The fighting in Libya as well as the external arms supplies fueling both sides of the conflict has become so bad that the United Nations has called an arms embargo recently in place "a joke".
“The arms embargo has become a joke, we all really need to step up here,” U.N. Deputy Special Representative to Libya Stephanie Williams said this weekend at an international security conference in Berlin.
“It’s complicated because there are violations by land, sea and air, but it needs to be monitored and there needs to be accountability,” Williams added, and noted further that Libya has over the past multiple months of fighting been flooded with advanced weapons.
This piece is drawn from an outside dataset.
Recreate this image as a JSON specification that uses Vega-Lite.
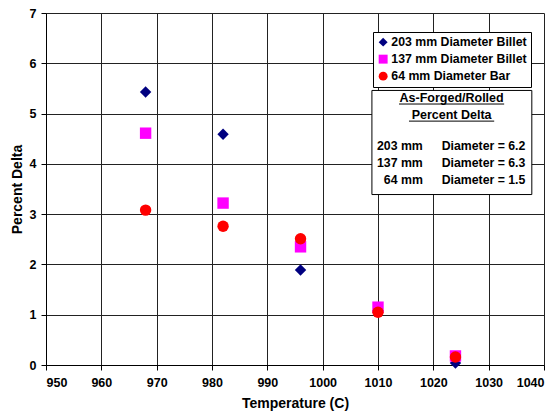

Turkey especially is now openly sending military hardware as well as national troops and mercenaries from Syria to defend the UN-backed Tripoli government against Gen. Khalifa Haftar's ongoing offensive to take the capital.
A major conference last month also hosted in Berlin sought to shore up new commitments from backers on either side of the conflict to uphold the UN arms embargo. It also sought to impose a truce, which pro-Haftar forces refused to recognize from the start.
At this latest summit, a frustrated German Foreign Minister Heiko Maas urged EU foreign ministers to commit to monitoring the embargo closely, and to follow through with action.
“Everyone needs to know that - if they violate the embargo in future - then they violate a U.N. resolution and that this can’t remain without consequences,” Maas said, though without offering details on just how this would go enforced.
Meanwhile, since January 18 a blockade of oil terminals and oil fields by groups loyal to Gen. Haftar has been in effect, which the Government of National Accord in Tripoli worries will soon cause "catastrophic financial crisis" nationwide.
"The continuation of the shutdowns will result in a catastrophic financial crisis," Fayez al-Sarraj, head of the Tripoli GNA told reporters over the weekend. "Losses from the oil shutdowns have exceeded $1.4bn. The figure is increasing every day."
According to Al Jazeera, "The state-run National Oil Corporation (NOC) said on Thursday crude output had dropped to 163,684 barrels per day (bpd)."